In [46]:
import matplotlib as mpl
import matplotlib.pyplot as plt
%matplotlib inline
import numpy as np
import sklearn
import pandas as pd
import os
import sys
import time
from tqdm.auto import tqdm
import torch
import torch.nn as nn
import torch.nn.functional as F
from torchvision import datasets
from torchvision.transforms import ToTensor
from modeltraning import load_fashion_mnist
from modeltraning import EarlyStopCallback
from modeltraning import training
from modeltraning import evaluating
from torchvision.transforms import Normalize


    



## 搭建模型

In [50]:
transforms = nn.Sequential(
    Normalize([0.2860], [0.3205]) # 这里的均值和标准差是通过train_ds计算得到的
)

class NeuralNetwork(nn.Module):
    def __init__(self, layers_num=2):
        super().__init__()
        self.transforms = transforms # 预处理层，标准化
        self.flatten = nn.Flatten()
        # 多加几层
        self.linear_relu_stack = nn.Sequential(
            nn.Linear(28 * 28, 100),
            nn.BatchNorm1d(100),
            nn.ReLU(),
        )
        # 加19层
        for i in range(1, layers_num):
            self.linear_relu_stack.add_module(f"Linear_{i}", nn.Linear(100, 100))
            self.linear_relu_stack.add_module(f"batchnorm_{i}", nn.BatchNorm1d(100))
            self.linear_relu_stack.add_module(f"relu", nn.ReLU())
        # 输出层
        self.linear_relu_stack.add_module("Output Layer", nn.Linear(100, 10))
        
        # 初始化权重
        self.init_weights()
        
    def init_weights(self):
        """使用 kaiming 均匀分布来初始化全连接层的权重 W"""
        # print('''初始化权重''')
        for m in self.modules():
            # print(m)
            # print('-'*50)
            if isinstance(m, nn.Linear):#判断m是否为全连接层
                # https://pytorch.org/docs/stable/nn.init.html
                nn.init.kaiming_uniform_(m.weight, nonlinearity='relu') # kaiming 均匀分布初始化权重
                nn.init.zeros_(m.bias) # 全零初始化偏置项
        # print('''初始化权重完成''')
    def forward(self, x):
        # x.shape [batch size, 1, 28, 28]
        x = self.transforms(x) #标准化
        x = self.flatten(x)  
        # 展平后 x.shape [batch size, 28 * 28]
        logits = self.linear_relu_stack(x)
        # logits.shape [batch size, 10]
        return logits
total=0
for idx, (key, value) in enumerate(NeuralNetwork(20).named_parameters()):
    total+=np.prod(value.shape)
total #模型参数数量

np.int64(275410)

In [42]:
train_loader,val_loader=load_fashion_mnist(batch_size=16)
epoch = 5
model = NeuralNetwork(layers_num=2)
loss_fct = nn.CrossEntropyLoss()
optimizer = torch.optim.SGD(model.parameters(), lr=0.001, momentum=0.9)

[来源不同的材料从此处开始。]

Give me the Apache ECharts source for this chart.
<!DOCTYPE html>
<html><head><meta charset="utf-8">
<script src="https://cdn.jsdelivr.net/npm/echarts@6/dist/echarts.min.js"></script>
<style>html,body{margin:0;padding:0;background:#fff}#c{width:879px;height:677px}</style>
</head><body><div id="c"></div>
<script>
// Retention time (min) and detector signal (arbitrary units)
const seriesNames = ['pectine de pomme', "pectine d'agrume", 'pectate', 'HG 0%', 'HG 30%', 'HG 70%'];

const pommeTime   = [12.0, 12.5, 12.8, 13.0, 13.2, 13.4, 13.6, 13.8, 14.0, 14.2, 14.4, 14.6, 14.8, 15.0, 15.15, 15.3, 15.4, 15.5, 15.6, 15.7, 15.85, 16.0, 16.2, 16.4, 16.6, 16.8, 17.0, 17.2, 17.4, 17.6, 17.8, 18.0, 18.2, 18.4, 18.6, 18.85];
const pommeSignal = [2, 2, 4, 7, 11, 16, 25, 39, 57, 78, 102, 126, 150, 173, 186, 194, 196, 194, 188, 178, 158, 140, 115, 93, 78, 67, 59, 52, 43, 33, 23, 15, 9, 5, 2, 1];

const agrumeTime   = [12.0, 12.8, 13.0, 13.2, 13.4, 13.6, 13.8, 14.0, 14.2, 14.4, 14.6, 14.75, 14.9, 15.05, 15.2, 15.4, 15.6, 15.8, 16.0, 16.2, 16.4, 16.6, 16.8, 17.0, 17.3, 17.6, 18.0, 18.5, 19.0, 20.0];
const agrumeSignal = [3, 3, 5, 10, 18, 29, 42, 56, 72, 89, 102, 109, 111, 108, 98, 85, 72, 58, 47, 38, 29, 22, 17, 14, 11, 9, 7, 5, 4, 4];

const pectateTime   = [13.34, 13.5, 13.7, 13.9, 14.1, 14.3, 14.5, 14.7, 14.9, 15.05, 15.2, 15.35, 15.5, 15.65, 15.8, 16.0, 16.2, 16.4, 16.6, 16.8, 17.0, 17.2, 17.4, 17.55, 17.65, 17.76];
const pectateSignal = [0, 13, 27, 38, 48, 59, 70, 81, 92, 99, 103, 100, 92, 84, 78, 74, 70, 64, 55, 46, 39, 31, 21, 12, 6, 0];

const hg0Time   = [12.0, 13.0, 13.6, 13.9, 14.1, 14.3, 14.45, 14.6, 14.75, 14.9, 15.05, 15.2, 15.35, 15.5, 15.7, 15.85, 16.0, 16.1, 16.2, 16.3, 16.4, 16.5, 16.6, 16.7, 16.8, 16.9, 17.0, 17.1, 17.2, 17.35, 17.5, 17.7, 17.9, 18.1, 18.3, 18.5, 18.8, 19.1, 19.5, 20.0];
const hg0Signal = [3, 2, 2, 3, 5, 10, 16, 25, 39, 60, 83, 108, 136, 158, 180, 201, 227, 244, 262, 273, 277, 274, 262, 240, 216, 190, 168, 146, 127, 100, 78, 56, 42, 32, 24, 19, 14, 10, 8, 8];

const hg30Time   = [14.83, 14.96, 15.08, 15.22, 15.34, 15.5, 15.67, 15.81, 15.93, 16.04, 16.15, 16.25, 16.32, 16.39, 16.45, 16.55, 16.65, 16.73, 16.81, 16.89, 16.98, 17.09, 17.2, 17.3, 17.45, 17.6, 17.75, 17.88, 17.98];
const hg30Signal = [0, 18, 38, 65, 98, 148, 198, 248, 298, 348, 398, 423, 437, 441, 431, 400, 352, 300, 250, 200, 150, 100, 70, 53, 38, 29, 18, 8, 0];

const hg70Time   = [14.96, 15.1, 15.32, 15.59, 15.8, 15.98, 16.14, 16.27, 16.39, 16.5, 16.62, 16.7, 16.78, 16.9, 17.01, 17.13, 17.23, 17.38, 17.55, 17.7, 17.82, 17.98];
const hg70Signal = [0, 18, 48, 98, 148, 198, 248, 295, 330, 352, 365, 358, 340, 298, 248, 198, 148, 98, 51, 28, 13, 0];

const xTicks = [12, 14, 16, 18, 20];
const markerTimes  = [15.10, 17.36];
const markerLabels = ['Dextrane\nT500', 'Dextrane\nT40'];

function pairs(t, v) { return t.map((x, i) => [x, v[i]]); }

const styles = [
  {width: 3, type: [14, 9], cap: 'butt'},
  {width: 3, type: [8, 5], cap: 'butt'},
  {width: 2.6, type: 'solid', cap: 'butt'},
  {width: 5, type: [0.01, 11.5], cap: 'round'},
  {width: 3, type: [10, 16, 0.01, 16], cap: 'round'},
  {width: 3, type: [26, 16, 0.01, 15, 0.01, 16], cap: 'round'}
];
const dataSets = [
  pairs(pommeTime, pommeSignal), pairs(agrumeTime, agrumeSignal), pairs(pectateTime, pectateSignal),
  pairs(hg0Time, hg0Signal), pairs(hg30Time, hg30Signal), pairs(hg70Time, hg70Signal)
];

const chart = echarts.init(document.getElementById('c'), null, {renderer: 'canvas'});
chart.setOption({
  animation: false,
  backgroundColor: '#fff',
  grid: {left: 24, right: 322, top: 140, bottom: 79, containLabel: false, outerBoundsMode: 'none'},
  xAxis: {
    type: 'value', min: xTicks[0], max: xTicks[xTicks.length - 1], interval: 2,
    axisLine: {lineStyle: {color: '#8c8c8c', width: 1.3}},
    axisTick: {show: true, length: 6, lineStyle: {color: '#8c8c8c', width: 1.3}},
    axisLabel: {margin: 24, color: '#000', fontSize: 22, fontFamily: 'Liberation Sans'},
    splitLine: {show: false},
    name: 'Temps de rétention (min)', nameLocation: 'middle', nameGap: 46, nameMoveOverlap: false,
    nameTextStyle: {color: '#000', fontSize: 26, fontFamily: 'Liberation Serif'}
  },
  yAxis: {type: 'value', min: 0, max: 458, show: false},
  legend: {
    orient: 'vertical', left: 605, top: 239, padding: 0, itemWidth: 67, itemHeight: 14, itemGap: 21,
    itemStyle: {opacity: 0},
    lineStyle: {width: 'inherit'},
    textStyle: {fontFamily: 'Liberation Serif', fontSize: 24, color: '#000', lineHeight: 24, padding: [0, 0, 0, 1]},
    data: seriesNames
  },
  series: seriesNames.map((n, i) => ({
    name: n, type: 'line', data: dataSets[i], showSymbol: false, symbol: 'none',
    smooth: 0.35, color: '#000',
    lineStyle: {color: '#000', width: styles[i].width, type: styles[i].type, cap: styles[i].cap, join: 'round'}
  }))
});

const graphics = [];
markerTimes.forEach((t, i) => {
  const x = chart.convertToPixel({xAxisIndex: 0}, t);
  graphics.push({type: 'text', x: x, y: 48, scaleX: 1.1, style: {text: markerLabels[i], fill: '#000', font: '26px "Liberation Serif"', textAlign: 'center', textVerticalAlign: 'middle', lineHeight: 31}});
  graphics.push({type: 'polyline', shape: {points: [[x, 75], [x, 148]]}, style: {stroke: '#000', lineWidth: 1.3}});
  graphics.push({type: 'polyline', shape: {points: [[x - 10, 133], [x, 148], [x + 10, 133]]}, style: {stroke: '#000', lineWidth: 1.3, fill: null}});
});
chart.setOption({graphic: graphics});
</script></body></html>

early_stop_callback = EarlyStopCallback(patience=10, min_delta=0.001)
device = torch.device("cuda:0") if torch.cuda.is_available() else torch.device("cpu")
print(device)
model = model.to(device)

cpu


In [51]:
record = training(
    model,
    train_loader,
    val_loader,
    epoch,
    loss_fct,
    optimizer,
    device,
    early_stop_callback=early_stop_callback,
    eval_step=len(train_loader)
    )

100%|██████████| 18750/18750 [02:03<00:00, 151.62it/s, epoch=4]


In [53]:

model.eval()
loss, acc = evaluating(model, val_loader, loss_fct,device)
print(f"loss:     {loss:.4f}\naccuracy: {acc:.4f}")

loss:     0.3505
accuracy: 0.8781